The Revolving Credit Facility includes a $50,000,000 first-in, last-out tranche (“FILO Tranche”). The FILO Tranche expands the Revolving Credit Facility to $400,000,000 and modifies the borrowing base. The FILO Tranche includes a $15,000,000 first-in, last-out loan (“FILO Loan”), subject to a borrowing base, which bears interest at either the adjusted LIBOR rate plus 300 basis points per annum or the prime rate plus a spread varying from 25 to 50 basis points per annum, depending on the amount then borrowed under the Revolving Credit Facility. The FILO Tranche also includes a $35,000,000 term loan (“ABL Term Loan”), subject to a borrowing base, which bears interest at the adjusted LIBOR rate plus 800 basis points per annum, and which will amortize in equal quarterly installments of 1.25% of the original principal amount thereof commencing on June 30, 2020. The FILO Tranche is a term loan and does not revolve. The maturity date of each of the FILO Loan and the ABL Term Loan is June 2, 2022. As of November 30, 2019, the Company had $50,000,000 in cash borrowings under the FILO Loan and ABL Term Loan with a carrying value of $49,072,000, net of debt issuance costs.

Term Loan Facility The Company has a senior secured term loan facility that matures on April 30, 2021 (“Term Loan Facility”). As of November 30, 2019, March 2, 2019 and December 1, 2018, the Company had $189,500,000, $191,000,000 and $191,500,000, respectively, outstanding under the Term Loan Facility with carrying values of $188,381,000, $189,290,000 and $189,592,000, respectively, net of unamortized discounts and debt issuance costs.

The fair value of the amount outstanding under the Term Loan Facility was approximately $55,903,000 as of November 30, 2019, which was measured at fair value using the quoted market price. The fair value measurement is classified as Level 2 in the fair value hierarchy based on the frequency and volume of trading for which the price was readily available. Level 2 inputs include quoted prices in active markets for similar assets or liabilities; quoted prices for identical or similar assets or liabilities in markets that are not active; or other inputs that are observable or can be corroborated by observable market data for substantially the full term of the asset or liability.

Company Owned Life Insurance Loans During the second quarter of fiscal 2020, the Company entered into loans secured by Company owned life insurance (“COLI”) policies on former key executives.
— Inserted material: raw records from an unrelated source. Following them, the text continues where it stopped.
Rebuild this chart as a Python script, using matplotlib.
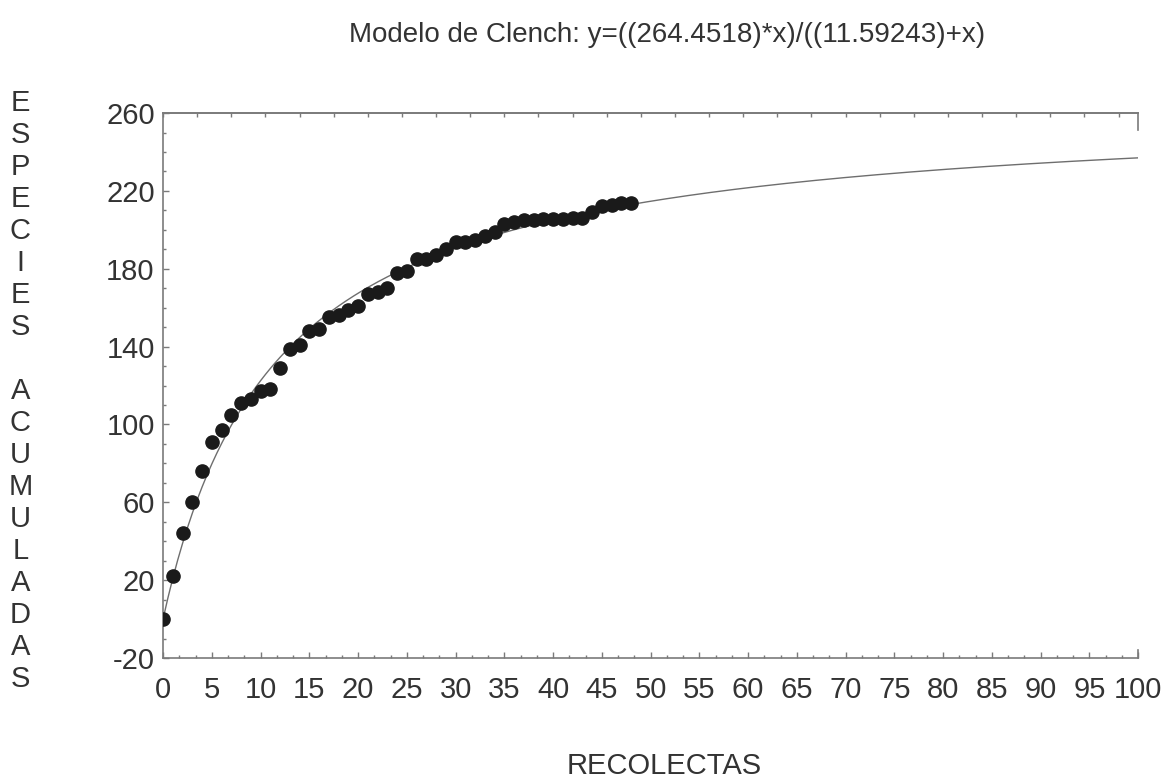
import numpy as np
import matplotlib
matplotlib.use("Agg")
import matplotlib.pyplot as plt
from matplotlib import font_manager
from matplotlib.ticker import MultipleLocator

# Pick a narrow sans face if one is installed.
installed = {f.name for f in font_manager.fontManager.ttflist}
narrow = "Liberation Sans Narrow" if "Liberation Sans Narrow" in installed else "Liberation Sans"
plt.rcParams["font.family"] = [narrow, "DejaVu Sans"]
plt.rcParams["axes.unicode_minus"] = False

# Observed accumulated species per collection.
recolectas = list(range(0, 49))
especies = [0, 22, 44, 60, 76, 91, 97, 105, 111, 113, 117, 118, 129, 139, 141,
            148, 149, 155, 156, 159, 161, 167, 168, 170, 178, 179, 185, 185,
            187, 190, 194, 194, 195, 197, 199, 203, 204, 205, 205, 205.5,
            205.5, 205.5, 206, 206, 209, 212, 213, 214, 214]

# Clench model parameters (from the title).
a_par = 264.4518
b_par = 11.59243

xfit = np.linspace(0, 100, 400)
yfit = (a_par * xfit) / (b_par + xfit)

fig = plt.figure(figsize=(11.68, 7.78), dpi=100)
ax = fig.add_axes([0.1396, 0.1542, 0.8348, 0.7005])

spine_col = "#7a7a7a"
text_col = "#333333"

ax.plot(xfit, yfit, color="#6e6e6e", lw=1.0, zorder=2)
ax.plot(recolectas, especies, "o", color="#1a1a1a", ms=9.5, mec="#1a1a1a", zorder=3)

ax.set_xlim(0, 100)
ax.set_ylim(-20, 260)
ax.set_xticks(np.arange(0, 101, 5))
ax.set_yticks(np.arange(-20, 261, 40))
ax.xaxis.set_minor_locator(MultipleLocator(5 / 3))
ax.yaxis.set_minor_locator(MultipleLocator(10))

ax.tick_params(axis="both", which="both", direction="in", color=spine_col,
               labelcolor=text_col, labelsize=21, width=1.0)
ax.tick_params(axis="both", which="major", length=4)
ax.tick_params(axis="both", which="minor", length=2.5)
ax.tick_params(axis="x", which="major", pad=13)
ax.tick_params(axis="y", which="major", pad=6)

for s in ["left", "bottom", "top"]:
    ax.spines[s].set_color(spine_col)
    ax.spines[s].set_linewidth(1.2)
ax.spines["right"].set_visible(False)

# small stubs at the right corners
ax.plot([1, 1], [1, 0.969], transform=ax.transAxes, color=spine_col, lw=1.2, clip_on=False)
ax.plot([1, 1], [0, 0.015], transform=ax.transAxes, color=spine_col, lw=1.2, clip_on=False)

# top ticks with their own spacing
top = ax.secondary_xaxis("top")
top.set_xticks(np.arange(0, 100, 3.5))
top.set_xticklabels([])
top.tick_params(direction="in", length=3, color=spine_col, width=1.0)
top.spines["top"].set_color(spine_col)
top.spines["top"].set_linewidth(1.2)

fig.text(0.571, 0.955, f"Modelo de Clench: y=(({a_par})*x)/(({b_par})+x)",
         ha="center", va="center", fontsize=20, color=text_col)
fig.text(0.569, 0.019, "RECOLECTAS", ha="center", va="center_baseline",
         fontsize=21, color=text_col)

ylab = "ESPECIES ACUMULADAS"
fig.text(0.0175, 0.885, "\n".join(ylab),
         ha="center", va="top", fontsize=21, color=text_col, linespacing=1.18)

fig.savefig("out.png", dpi=100)
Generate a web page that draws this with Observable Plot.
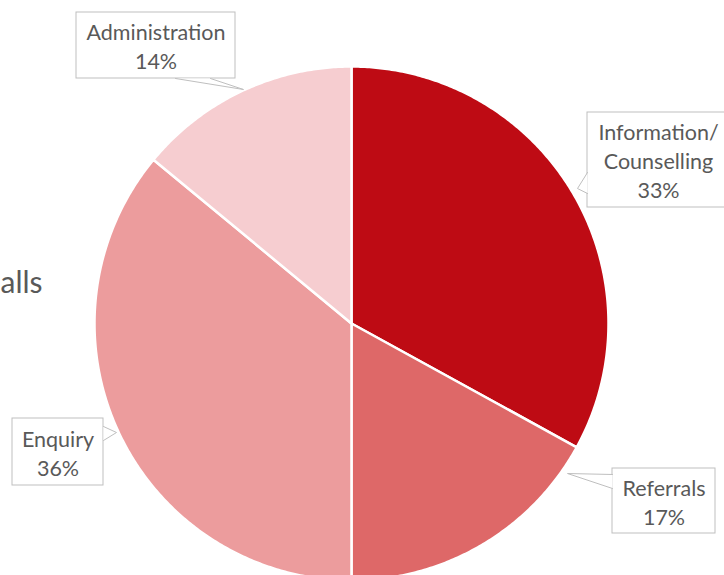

As of November 30, 2019, the Company had $14,246,000 in cash borrowings outstanding under the COLI loans. The cash surrender value of the related policies was $14,516,000 and is included in other noncurrent assets. Borrowings bear interest, payable annually, at the higher of the published monthly average as defined in the COLI policies or 5.0%. When a policy becomes payable in accordance with provisions of the policy, the related loan will mature and any outstanding loan amount will be deducted from the proceeds.

As of November 30, 2019, the Company is in compliance with the requirements of its Revolving Credit Facility and Term Loan Facility. The facilities do not require the Company to comply with any financial maintenance covenants, but contain certain customary representations and warranties, affirmative covenants and provisions relating to events of default. As a result of being in compliance with the requirements, the classification of debt in the consolidated financial statements as of November 30, 2019, is based on the contractual maturity as set forth in the respective loan agreements.

A future event of default under the Revolving Credit Facility that is not cured by the Company or waived by the lenders would permit, among other remedies, acceleration of the Company’s indebtedness under the Revolving Credit Facility and the exercise by the lenders of the other remedies provided under the agreements governing the Revolving Credit Facility. An event of default under the Revolving Credit Facility would also constitute an event of default under the Term Loan Facility, subject to customary grace periods and conditions, allowing its lenders to accelerate the Company’s obligations and exercise their remedies. If the Company’s independent registered public accounting firm includes a qualification or exception regarding the Company’s ability to continue as a going concern in its annual audit opinion regarding the Company’s annual consolidated financial statements, without an amendment from its lenders, an event of default under existing debt agreements would be triggered.

In the event of default under these agreements, the long-term portion of the debt would be reclassified to current.